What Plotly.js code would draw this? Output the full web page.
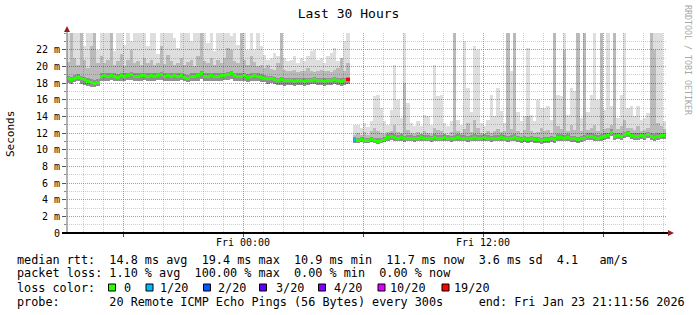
<!DOCTYPE html>
<html><head><meta charset="utf-8">
<script src="https://cdn.plot.ly/plotly-3.0.1.min.js"></script>
<style>html,body{margin:0;padding:0;background:#fff;}#chart{width:697px;height:315px;}</style>
</head><body><div id="chart"></div>
<script>
// ---- data (milliseconds), 10-minute bins starting Thu 2026-01-22 15:15 ----
const binStart = '2026-01-22 15:15:00';
const binMinutes = 10;
const rangeStart = '2026-01-22 15:11:56';
const rangeEnd = '2026-01-23 21:11:56';

// segment 1 (bins 0-84)
const med1 = [18.5,18.4,18.6,18.7,18.5,18.4, 18.2,18.1,18.0,18.1,
  18.8,18.9,18.8,18.9,18.8,18.7,18.9,18.8,18.9,19.0,18.8,
  18.8,18.9,18.9,18.8,18.9,18.8,18.9,19.0,18.8,18.9,
  18.8,18.9,18.8,18.9,18.7,18.6,18.8,18.8,18.9,19.1,
  18.8,18.8,18.9,18.8,18.8,18.9,18.9,19.0,19.1,18.9,
  18.8,18.8,18.9,18.7,18.8,18.9,18.8,18.7,
  18.6,18.5,18.5,18.4,18.3,18.4,18.3,18.3,
  18.3,18.2,18.3,18.3,18.2,18.3,18.3,18.4,18.3,18.3,18.2,18.3,18.3,18.4,18.3,18.2,18.3,18.4];
const lo1 = [18.0,17.9,18.1,18.2,17.9,17.8, 17.6,17.5,17.5,17.6,
  18.3,18.3,18.2,18.4,18.3,18.2,18.3,18.2,18.4,18.4,18.3,
  18.2,18.3,18.4,18.2,18.3,18.3,18.4,18.4,18.2,18.3,
  18.3,18.3,18.2,18.4,18.2,18.1,18.2,18.3,18.3,18.5,
  18.2,18.3,18.3,18.2,18.3,18.3,18.4,18.4,18.5,18.3,
  18.2,18.3,18.3,18.1,18.2,18.3,18.2,18.1,
  18.1,17.9,18.0,17.9,17.8,17.8,17.7,17.8,
  17.8,17.7,17.8,17.8,17.7,17.8,17.9,17.9,17.8,17.8,17.7,17.8,17.8,17.9,17.8,17.7,17.8,17.9];
const mid1 = [20.5,25,21.0,20.2,25,20.8, 19.8,22.5,25,20.4,
  21.2,20.4,20.8,25,20.2,20.6,21.5,20.0,20.8,22.0,20.4,
  20.6,20.2,21.0,20.4,20.8,20.2,20.4,22.4,20.3,21.4,
  20.6,20.2,20.4,21.0,20.2,20.5,20.8,20.0,21.2,25,
  20.6,20.4,21.0,20.2,20.8,20.4,21.0,22.2,22.0,20.6,
  20.4,24.0,20.8,20.2,21.2,20.5,20.0,20.2,
  19.8,20.2,19.7,19.6,20.4,25,19.6,19.4,
  19.4,19.6,19.3,19.5,19.4,19.8,19.5,19.3,19.4,19.6,19.5,19.4,19.3,19.6,19.8,21.0,19.4,20.4];
const hi1 = [25,25,25,25,25,22.4, 25,25,25,22.0,
  25,25,25,25,21.8,25,25,22.6,25,23.0,25,
  25,25,25,22.5,25,25,21.5,25,25,25,
  25,23.4,22.2,25,25,24.0,23.0,25,25,25,
  25,22.8,25,21.8,25,25,25,25,23.6,25,
  22.6,25,25,22.0,25,22.0,25,22.4,
  21.4,20.8,21.0,21.6,21.2,25,21.0,20.6,
  20.8,21.2,20.4,21.0,20.6,21.2,21.8,22.0,20.8,21.0,20.4,21.2,21.6,22.2,20.6,21.0,23.0,25];

// segment 2 (bins 86-179), bin 85 has no data
const med2 = [11.2,11.1,11.2,11.1,11.1,11.2,11.1,11.0,11.1,11.2,
  11.5,11.6,11.5,11.4,11.5,11.3,11.4,11.4,11.3,
  11.4,11.5,11.4,11.4,11.3,11.5,11.4,11.4,11.5,11.4,11.3,11.4,11.5,11.4,11.4,11.3,11.4,11.5,11.4,11.4,11.5,11.4,11.3,11.4,11.4,11.5,
  11.4,11.3,11.4,11.5,11.3,11.2,11.3,11.2,11.3,11.2,
  11.2,11.1,11.2,11.2,11.3,11.2,11.5,11.5,11.4,11.5,
  11.3,11.3,11.2,11.3,11.4,11.6,11.6,11.5,11.4,11.5,
  11.6,11.7,12.1,11.6,11.7,11.6,11.8,11.9,11.7,11.6,11.6,11.7,11.6,11.8,11.6,11.5,11.6,11.7,11.7];
const lo2 = [10.8,10.8,10.9,10.8,10.8,10.9,10.8,10.7,10.8,10.9,
  11.1,11.2,11.1,11.0,11.1,10.9,11.0,11.0,10.9,
  11.0,11.1,11.0,11.0,10.9,11.1,11.0,11.0,11.1,11.0,10.9,11.0,11.1,11.0,11.0,10.9,11.0,11.1,11.0,11.0,11.1,11.0,10.9,11.0,11.0,11.1,
  11.0,10.9,11.0,11.1,10.9,10.8,10.9,10.8,10.9,10.8,
  10.8,10.7,10.8,10.8,10.9,10.8,11.1,11.1,11.0,11.1,
  10.9,10.9,10.8,10.9,11.0,11.2,11.2,11.1,11.0,11.1,
  11.2,11.3,11.6,11.2,11.3,11.2,11.4,11.5,11.3,11.2,11.2,11.3,11.2,11.4,11.2,11.1,11.2,11.3,11.3];
const mid2 = [11.8,12.0,11.8,12.1,11.8,12.2,12.6,12.3,12.0,11.9,
  12.1,12.3,13.0,12.1,12.0,18.0,12.4,12.0,11.9,
  12.1,11.9,12.3,12.0,11.9,12.6,12.4,12.3,11.9,11.8,12.1,25,12.2,12.0,12.5,13.2,12.1,13.6,12.6,12.0,11.9,12.2,12.0,12.3,12.5,12.1,
  12.3,24.0,12.5,25,12.3,12.0,12.4,14.0,12.2,12.0,
  12.1,12.6,12.2,12.4,12.0,25,12.8,12.5,22.0,12.2,
  13.0,12.4,25,12.2,25,12.4,12.6,13.0,12.3,25,
  12.5,12.6,13.0,25,12.5,12.8,13.6,12.6,12.6,12.4,12.8,12.3,12.4,12.6,25,22.0,13.2,12.8,12.5];
const hi2 = [13.0,13.0,12.6,13.2,12.7,13.5,16.5,16.6,15.0,13.4,
  13.0,14.8,20.2,16.0,13.8,25,15.6,13.2,12.8,
  13.4,12.9,14.2,14.0,13.0,20.2,16.4,16.6,13.2,12.9,13.4,25,13.6,13.0,23.0,17.4,14.5,22.5,22.0,13.2,12.8,13.6,16.6,14.0,17.4,14.6,
  13.2,25,19.4,25,14.5,13.4,14.0,22.2,14.2,13.5,
  16.0,15.0,15.0,15.2,13.6,25,16.6,16.4,25,14.2,
  17.4,17.0,25,13.8,25,14.5,16.6,25,16.0,25,
  14.8,25,15.2,25,13.8,16.6,25,15.0,15.2,14.0,15.2,13.6,13.8,14.4,25,25,25,25,13.4];

// packet loss (lost pings of 20) for the bins that had loss
const lossBinIdx = [84, 86];
const lossCount = [19, 1];

// loss colour legend
const lossLevels = [0, 1, 2, 3, 4, 10, 19];
const lossLabels = ['0', '1/20', '2/20', '3/20', '4/20', '10/20', '19/20'];
const lossColors = ['#26ff00', '#00b8ff', '#0059ff', '#5e00ff', '#7e00ff', '#dd00ff', '#ff0000'];

// axis ticks
const yTickVals = [0,2,4,6,8,10,12,14,16,18,20,22];
const yTickText = ['0','2 m','4 m','6 m','8 m','10 m','12 m','14 m','16 m','18 m','20 m','22 m'];
const xTickVals = ['2026-01-22 18:00:00','2026-01-23 00:00:00','2026-01-23 06:00:00','2026-01-23 12:00:00','2026-01-23 18:00:00'];
const xTickText = ['', 'Fri 00:00', '', 'Fri 12:00', ''];

// legend texts
const legendLines = [
  'median rtt:  14.8 ms avg  19.4 ms max  10.9 ms min  11.7 ms now  3.6 ms sd  4.1   am/s',
  'packet loss: 1.10 % avg  100.00 % max  0.00 % min  0.00 % now',
  'loss color:',
  'probe:       20 Remote ICMP Echo Pings (56 Bytes) every 300s     end: Fri Jan 23 21:11:56 2026'
];

// ---- build ----
const med = med1.concat([null], med2);
const lo = lo1.concat([null], lo2);
const mid = mid1.concat([null], mid2);
const hi = hi1.concat([null], hi2);
const n = med.length;
const t0 = new Date(binStart.replace(' ', 'T') + 'Z').getTime();
const fmt = d => d.toISOString().slice(0, 19).replace('T', ' ');
const times = [];
for (let i = 0; i < n; i++) times.push(fmt(new Date(t0 + i * binMinutes * 60000)));
const loss = med.map(() => 0);
lossBinIdx.forEach((b, k) => { loss[b] = lossCount[k]; });
function lossColor(c) {
  let col = lossColors[0];
  lossLevels.forEach((lv, k) => { if (c >= lv) col = lossColors[k]; });
  return col;
}
const span = (top, bot) => top.map((v, i) => (v == null || bot[i] == null) ? null : v - bot[i]);
const barW = binMinutes * 60000;

const traces = [
  { type: 'bar', x: times, base: lo, y: span(hi, lo), width: barW,
    marker: { color: 'rgba(0,0,0,0.13)', line: { width: 0 } }, hoverinfo: 'skip' },
  { type: 'bar', x: times, base: lo, y: span(mid, lo), width: barW,
    marker: { color: 'rgba(0,0,0,0.16)', line: { width: 0 } }, hoverinfo: 'skip' },
  { type: 'bar', x: times, base: lo, y: med.map((v, i) => v == null ? null : v + 0.35 - lo[i]), width: barW,
    marker: { color: 'rgba(0,0,0,0.22)', line: { width: 0 } }, hoverinfo: 'skip' },
  { type: 'bar', x: times, base: med.map(v => v == null ? null : v - 0.18), y: med.map(v => v == null ? null : 0.36), width: barW,
    marker: { color: med.map((v, i) => lossColor(loss[i])), line: { width: 0 } }, hoverinfo: 'skip' }
];

// pixel helpers (plot area 67..667 x 33..233)
const L = 67, T = 33, W = 600, H = 200;
const px = x => (x - L) / W;
const py = y => (233 - y) / H;

const mono = 'DejaVu Sans Mono';
const nb = s => s.replace(/ /g, '\u00A0');

const shapes = [
  { type: 'line', xref: 'paper', yref: 'paper', x0: px(67), x1: px(67), y0: py(233), y1: py(29), line: { color: '#666', width: 1 }, layer: 'above' },
  { type: 'line', xref: 'paper', yref: 'paper', x0: px(62), x1: px(669), y0: py(233), y1: py(233), line: { color: '#000', width: 2 }, layer: 'above' },
  { type: 'path', xref: 'paper', yref: 'paper', path: `M ${px(67)} ${py(26)} L ${px(64)} ${py(32)} L ${px(70)} ${py(32)} Z`, fillcolor: '#962020', line: { width: 0 }, layer: 'above' },
  { type: 'path', xref: 'paper', yref: 'paper', path: `M ${px(674)} ${py(233)} L ${px(668)} ${py(230)} L ${px(668)} ${py(236)} Z`, fillcolor: '#962020', line: { width: 0 }, layer: 'above' }
];
const boxX = [108.5, 146, 203.5, 259.5, 318.5, 378, 442];
const labelX = [122.5, 158.5, 216.5, 274.5, 332.5, 388.5, 453];
boxX.forEach((bx, k) => {
  shapes.push({ type: 'rect', xref: 'paper', yref: 'paper', x0: px(bx), x1: px(bx + 7), y0: py(291), y1: py(284),
    fillcolor: lossColors[k], line: { color: '#000', width: 1 } });
});

const annotations = [];
const lineY = [259.5, 273, 287.5, 301.5];
legendLines.forEach((s, k) => {
  annotations.push({ xref: 'paper', yref: 'paper', x: px(15.7), y: py(lineY[k]), xanchor: 'left', yanchor: 'middle',
    text: nb(s), showarrow: false, font: { family: mono, size: 11.8, color: '#000' }, borderpad: 0 });
});
labelX.forEach((lx, k) => {
  annotations.push({ xref: 'paper', yref: 'paper', x: px(lx), y: py(lineY[2]), xanchor: 'left', yanchor: 'middle',
    text: lossLabels[k], showarrow: false, font: { family: mono, size: 11.8, color: '#000' }, borderpad: 0 });
});
annotations.push({ xref: 'paper', yref: 'paper', x: px(10), y: py(134), xanchor: 'center', yanchor: 'middle',
  text: 'Seconds', textangle: -90, showarrow: false, font: { family: mono, size: 11, color: '#000' } });
annotations.push({ xref: 'paper', yref: 'paper', x: px(688), y: py(60), xanchor: 'center', yanchor: 'middle',
  text: 'RRDTOOL / TOBI OETIKER', textangle: 90, showarrow: false, font: { family: mono, size: 8.3, color: '#a8a8a8' } });

const majorGrid = 'rgba(225,80,80,0.55)';
const minorGrid = 'rgba(130,130,130,0.4)';

const layout = {
  width: 697, height: 315,
  margin: { l: L, r: 697 - L - W, t: T, b: 315 - 233, pad: 0 },
  paper_bgcolor: '#fff', plot_bgcolor: '#fff',
  barmode: 'overlay', bargap: 0, showlegend: false, hovermode: false,
  font: { family: mono, size: 10, color: '#000' },
  title: { text: 'Last 30 Hours', font: { family: mono, size: 13, color: '#000' },
    x: 0.5, xref: 'container', xanchor: 'center', y: 1 - 13.5 / 315, yref: 'container', yanchor: 'middle' },
  xaxis: { type: 'date', range: [rangeStart, rangeEnd], tickmode: 'array', tickvals: xTickVals, ticktext: xTickText,
    showgrid: true, gridcolor: majorGrid, griddash: '1px,1px', gridwidth: 1,
    minor: { tickmode: 'linear', tick0: '2026-01-23 00:00:00', dtick: 3600000, showgrid: true, gridcolor: minorGrid, griddash: '1px,1px', ticks: '' },
    showline: false, zeroline: false, ticks: 'outside', ticklen: 3, tickcolor: '#555', ticklabelstandoff: -3,
    tickfont: { family: mono, size: 10, color: '#000' }, fixedrange: true },
  yaxis: { range: [0, 24], tickmode: 'array', tickvals: yTickVals, ticktext: yTickText,
    showgrid: true, gridcolor: majorGrid, griddash: '1px,1px', gridwidth: 1,
    minor: { tickmode: 'linear', tick0: 0, dtick: 1, showgrid: true, gridcolor: minorGrid, griddash: '1px,1px', ticks: 'outside', ticklen: 2, tickcolor: '#888' },
    showline: false, zeroline: false, ticks: 'outside', ticklen: 4, tickcolor: '#555', tickfont: { family: mono, size: 10, color: '#000' }, fixedrange: true },
  shapes: shapes,
  annotations: annotations
};

Plotly.newPlot('chart', traces, layout, { staticPlot: true, displayModeBar: false });
</script>
</body></html>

■ The exercise:
Starting with the first line of the data above and ending with the line containing "const rangeEnd = '2026-01-23 21:11:56';", please restate every line exactly, leaving images out.

■ Task result:
What Plotly.js code would draw this? Output the full web page.
<!DOCTYPE html>
<html><head><meta charset="utf-8">
<script src="https://cdn.plot.ly/plotly-3.0.1.min.js"></script>
<style>html,body{margin:0;padding:0;background:#fff;}#chart{width:697px;height:315px;}</style>
</head><body><div id="chart"></div>
<script>
// ---- data (milliseconds), 10-minute bins starting Thu 2026-01-22 15:15 ----
const binStart = '2026-01-22 15:15:00';
const binMinutes = 10;
const rangeStart = '2026-01-22 15:11:56';
const rangeEnd = '2026-01-23 21:11:56';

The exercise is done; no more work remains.